Friday, 25 June 2021

Iran Says Nuclear Talks Also Involve Pre-2015 US Sanctions

 24/06/2021

Iran Says Nuclear Talks Also Involve Pre-2015 US Sanctions

By Staff, Agencies

Iran and the US are haggling over problems with the nuclear deal that predated the Trump administration’s 2018 withdrawal from the accord, a top Iranian government official said, suggesting that negotiations to bring Washington back into the fold have become more complicated than previously known.

Mahmoud Vaezi, Iranian President Hassan Rouhani’s chief of staff, said the US had agreed in principle to lift all of the more than 1,000 economic sanctions that were re-imposed or added by Donald Trump after he exited the deal, including those on Iran’s oil, petrochemicals, banking and steel sectors.

Broader trade penalties on Iran’s financial sector that weren’t lifted under the 2015 pact with world powers had scared off foreign investors and banks, preventing Tehran from receiving many of the economic benefits that it had expected to flow from its agreement to rein in its nuclear program.

“Right now, we’re discussing which of the remaining sanctions are related to the nuclear deal and which ones relate to before 2015,” Vaezi told reporters in Tehran, according to the Iranian Students’ News Agency.

“Also, now it’s possible some of the sanctions related to individuals and matters prior to 2015 will remain, and they are also negotiating over those.”

Previously, Iran had said it was focused on removing the Trump-era sanctions, so Vaezi’s comments may indicate that the scope of the negotiations has widened.

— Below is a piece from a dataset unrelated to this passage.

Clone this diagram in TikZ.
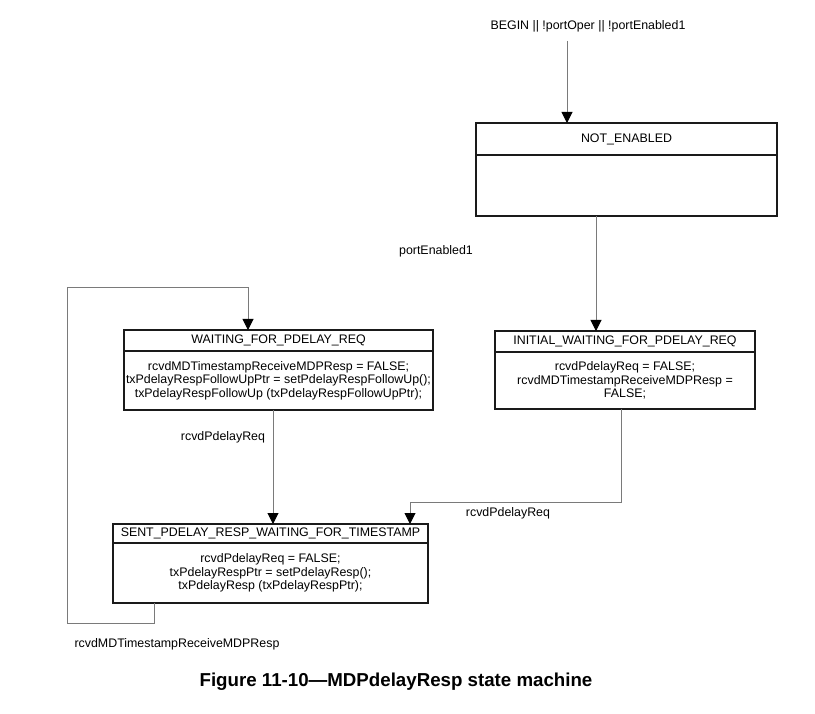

Tehran has refused to change the agreement to address US concerns about its ballistic missile program and military activities in the region.

Revival of the deal would allow Iran to return to global oil markets in exchange for curtailing contentious nuclear work, and ease a standoff that has stoked military frictions in the energy-rich Gulf.

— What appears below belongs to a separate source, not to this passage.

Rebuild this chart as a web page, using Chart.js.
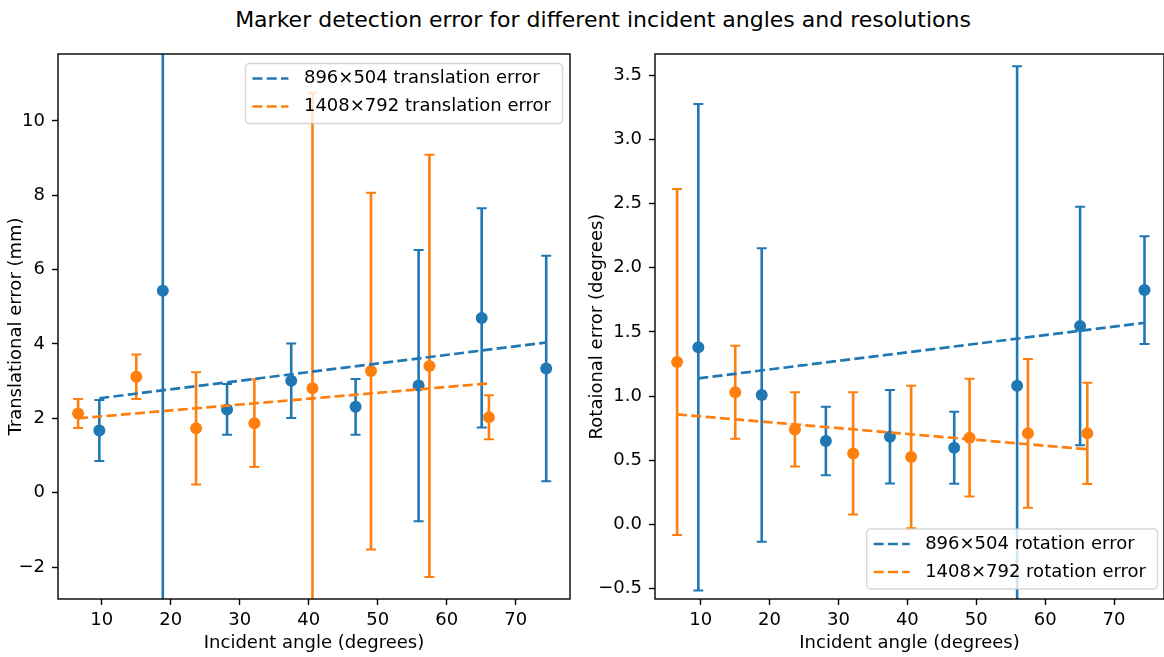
<!DOCTYPE html>
<html>
<head>
<meta charset="utf-8">
<script src="https://cdn.jsdelivr.net/npm/chart.js@4"></script>
<style>
  html, body { margin: 0; padding: 0; background: #fff; overflow: hidden; }
  body { width: 1164px; height: 657px; position: relative; font-family: "DejaVu Sans", sans-serif; }
  #title { position: absolute; left: 603px; top: 7px; transform: translateX(-50%); white-space: nowrap; font-size: 22px; line-height: 26px; color: #000; }
  #left { position: absolute; left: 0; top: 0; width: 582px; height: 657px; }
  #right { position: absolute; left: 582px; top: 0; width: 582px; height: 657px; }
</style>
</head>
<body>
<div id="title">Marker detection error for different incident angles and resolutions</div>
<canvas id="left" width="582" height="657"></canvas>
<canvas id="right" width="582" height="657"></canvas>
<script>
// incident angles (degrees) per resolution
const angles896 = [9.66, 18.86, 28.17, 37.47, 46.8, 55.93, 65.07, 74.42];
const angles1408 = [6.58, 15.02, 23.68, 32.13, 40.55, 49.03, 57.5, 66.12];

// translation error (mm): mean and std
const transMean896 = [1.67, 5.43, 2.24, 3.01, 2.31, 2.88, 4.70, 3.34];
const transStd896 = [0.82, 9.0, 0.68, 1.0, 0.75, 3.65, 2.95, 3.03];
const transMean1408 = [2.13, 3.12, 1.73, 1.87, 2.81, 3.27, 3.41, 2.03];
const transStd1408 = [0.39, 0.6, 1.51, 1.18, 7.95, 4.8, 5.68, 0.59];
// linear fit, value at first and last angle
const transFit896 = [2.54, 4.04];
const transFit1408 = [2.0, 2.94];

// rotation error (degrees): mean and std
const rotMean896 = [1.38, 1.008, 0.649, 0.683, 0.597, 1.08, 1.546, 1.826];
const rotStd896 = [1.896, 1.143, 0.267, 0.365, 0.28, 2.49, 0.93, 0.42];
const rotMean1408 = [1.265, 1.029, 0.74, 0.553, 0.525, 0.675, 0.709, 0.709];
const rotStd1408 = [1.348, 0.362, 0.289, 0.477, 0.555, 0.459, 0.58, 0.395];
const rotFit896 = [1.138, 1.571];
const rotFit1408 = [0.857, 0.585];

// tick values
const xTicks = [10, 20, 30, 40, 50, 60, 70];
const transTicks = [-2, 0, 2, 4, 6, 8, 10];
const rotTicks = [-0.5, 0, 0.5, 1, 1.5, 2, 2.5, 3, 3.5];

const BLUE = "#1f77b4";
const ORANGE = "#ff7f0e";
const DASH = [10, 4.3];

Chart.defaults.font.family = "'DejaVu Sans', sans-serif";
Chart.defaults.font.size = 18;
Chart.defaults.color = "#000";

const minus = (s) => s.replace("-", "\u2212");

const errorBars = {
    id: "errorBars",
    beforeDatasetDraw(chart, args) {
        const ds = chart.data.datasets[args.index];
        if (!ds.errors) {
            return;
        }
        const { ctx, chartArea: a, scales: { x, y } } = chart;
        ctx.save();
        ctx.beginPath();
        ctx.rect(a.left, a.top, a.right - a.left, a.bottom - a.top);
        ctx.clip();
        ctx.strokeStyle = ds.backgroundColor;
        ds.data.forEach((p, i) => {
            const px = x.getPixelForValue(p.x);
            const top = y.getPixelForValue(p.y + ds.errors[i]);
            const bottom = y.getPixelForValue(p.y - ds.errors[i]);
            ctx.lineWidth = 2.6;
            ctx.beginPath();
            ctx.moveTo(px, top);
            ctx.lineTo(px, bottom);
            ctx.stroke();
            ctx.lineWidth = 2;
            ctx.beginPath();
            ctx.moveTo(px - 5, top);
            ctx.lineTo(px + 5, top);
            ctx.moveTo(px - 5, bottom);
            ctx.lineTo(px + 5, bottom);
            ctx.stroke();
        });
        ctx.restore();
    }
};

const frameAndLegend = {
    id: "frameAndLegend",
    afterDatasetsDraw(chart, args, opts) {
        const { ctx, chartArea: a } = chart;
        ctx.save();
        ctx.strokeStyle = "#000";
        ctx.lineWidth = 1.4;
        ctx.strokeRect(a.left, a.top, a.right - a.left, a.bottom - a.top);

        const items = chart.data.datasets.filter(d => d.showLine);
        ctx.font = "18px 'DejaVu Sans'";
        const textW = Math.max(...items.map(d => ctx.measureText(d.label).width));
        const w = textW + 70;
        const h = 60;
        const right = a.right - opts.inset;
        const top = opts.corner === "top" ? a.top + 9.5 : a.bottom - 10 - h;
        const left = right - w;
        ctx.beginPath();
        if (ctx.roundRect) {
            ctx.roundRect(left, top, w, h, 4);
        } else {
            ctx.rect(left, top, w, h);
        }
        ctx.fillStyle = "rgba(255,255,255,0.8)";
        ctx.fill();
        ctx.strokeStyle = "rgba(204,204,204,0.8)";
        ctx.lineWidth = 1.4;
        ctx.stroke();
        items.forEach((d, i) => {
            const cy = top + 15 + i * 28;
            ctx.strokeStyle = d.borderColor;
            ctx.lineWidth = 2.7;
            ctx.setLineDash(d.borderDash);
            ctx.beginPath();
            ctx.moveTo(left + 7, cy);
            ctx.lineTo(left + 43, cy);
            ctx.stroke();
            ctx.setLineDash([]);
            ctx.fillStyle = "#000";
            ctx.textBaseline = "middle";
            ctx.textAlign = "left";
            ctx.fillText(d.label, left + 58.5, cy);
        });
        ctx.restore();
    }
};

const points = (xs, ys) => xs.map((x, i) => ({ x, y: ys[i] }));
const fitLine = (xs, fit) => [{ x: xs[0], y: fit[0] }, { x: xs[xs.length - 1], y: fit[1] }];

const buildChart = (canvas, cfg) => {
    const tickGrid = { drawOnChartArea: false, drawTicks: true, tickLength: 6, tickWidth: 1.4, tickColor: "#000" };
    return new Chart(canvas, {
        type: "scatter",
        data: {
            datasets: [
                { label: "896", data: points(angles896, cfg.mean896), errors: cfg.std896, backgroundColor: BLUE, pointRadius: 6, pointBorderWidth: 0, order: 4 },
                { label: "1408", data: points(angles1408, cfg.mean1408), errors: cfg.std1408, backgroundColor: ORANGE, pointRadius: 6, pointBorderWidth: 0, order: 3 },
                { label: cfg.label896, data: fitLine(angles896, cfg.fit896), showLine: true, borderColor: BLUE, borderWidth: 2.7, borderDash: DASH, pointRadius: 0, order: 2 },
                { label: cfg.label1408, data: fitLine(angles1408, cfg.fit1408), showLine: true, borderColor: ORANGE, borderWidth: 2.7, borderDash: DASH, pointRadius: 0, order: 1 }
            ]
        },
        options: {
            responsive: false,
            animation: false,
            events: [],
            layout: { padding: cfg.padding, autoPadding: false },
            plugins: {
                legend: { display: false },
                tooltip: { enabled: false },
                frameAndLegend: { corner: cfg.corner, inset: cfg.legendInset }
            },
            scales: {
                x: {
                    type: "linear",
                    min: cfg.xMin,
                    max: cfg.xMax,
                    afterBuildTicks: s => { s.ticks = xTicks.map(v => ({ value: v })); },
                    afterFit: s => { s.height = 58; },
                    ticks: { autoSkip: false, maxRotation: 0, padding: 5, callback: v => String(v) },
                    grid: tickGrid,
                    border: { display: false },
                    title: { display: true, text: "Incident angle (degrees)", padding: { top: 0, bottom: 3 } }
                },
                y: {
                    type: "linear",
                    min: cfg.yMin,
                    max: cfg.yMax,
                    afterBuildTicks: s => { s.ticks = cfg.yTicks.map(v => ({ value: v })); },
                    afterFit: s => { s.width = cfg.yWidth; },
                    ticks: { autoSkip: false, padding: 7, callback: cfg.yFormat },
                    grid: tickGrid,
                    border: { display: false },
                    title: { display: true, text: cfg.yTitle, padding: { top: cfg.yTitlePad, bottom: 0 } }
                }
            }
        },
        plugins: [errorBars, frameAndLegend]
    });
};

buildChart(document.getElementById("left"), {
    mean896: transMean896, std896: transStd896, mean1408: transMean1408, std1408: transStd1408,
    fit896: transFit896, fit1408: transFit1408,
    label896: "896\u00d7504 translation error", label1408: "1408\u00d7792 translation error",
    corner: "top", legendInset: 7.5,
    padding: { top: 54, right: 12, bottom: 0, left: 0 },
    xMin: 3.67, xMax: 77.87, yMin: -2.86, yMax: 11.8,
    yTicks: transTicks, yFormat: v => minus(String(v)),
    yWidth: 58, yTitle: "Translational error (mm)", yTitlePad: 5.7
});

buildChart(document.getElementById("right"), {
    mean896: rotMean896, std896: rotStd896, mean1408: rotMean1408, std1408: rotStd1408,
    fit896: rotFit896, fit1408: rotFit1408,
    label896: "896\u00d7504 rotation error", label1408: "1408\u00d7792 rotation error",
    corner: "bottom", legendInset: 6.5,
    padding: { top: 54, right: 0, bottom: 0, left: 0 },
    xMin: 3.37, xMax: 77.25, yMin: -0.582, yMax: 3.666,
    yTicks: rotTicks, yFormat: v => minus(v.toFixed(1)),
    yWidth: 73, yTitle: "Rotaional error (degrees)", yTitlePad: 4.2
});
</script>
</body>
</html>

Trump’s withdrawal from the deal three years ago created a crisis defined by tit-for-tat attacks on shipping, oil installations and assassinations of key Iranian military and nuclear figures that almost led to another war in the Middle East.

World powers, led by the European Union, have spent the past three months in Vienna trying to bring that chapter of turmoil to an end by brokering a pathway back to the original accord that would see the US return to the deal and also re-establish previous limits on Iran’s atomic work.

On Wednesday, in a reminder of how Iran’s atomic work has often been the target of attacks widely blamed on US ally, the Zionist occupation regime, state news agencies said authorities in Iran had foiled an attempt to “sabotage” a site on the outskirts of Tehran belonging to the Atomic Energy Organization of Iran.

Vaezi said there was an agreement with the US to lift “a number of sanctions on individuals” including people close to Leader of the Islamic Revolution His Eminence Imam Sayyed Ali Khamenei, but he didn’t give details or specify whether they included president-elect Sayyed Ebrahim Raisi.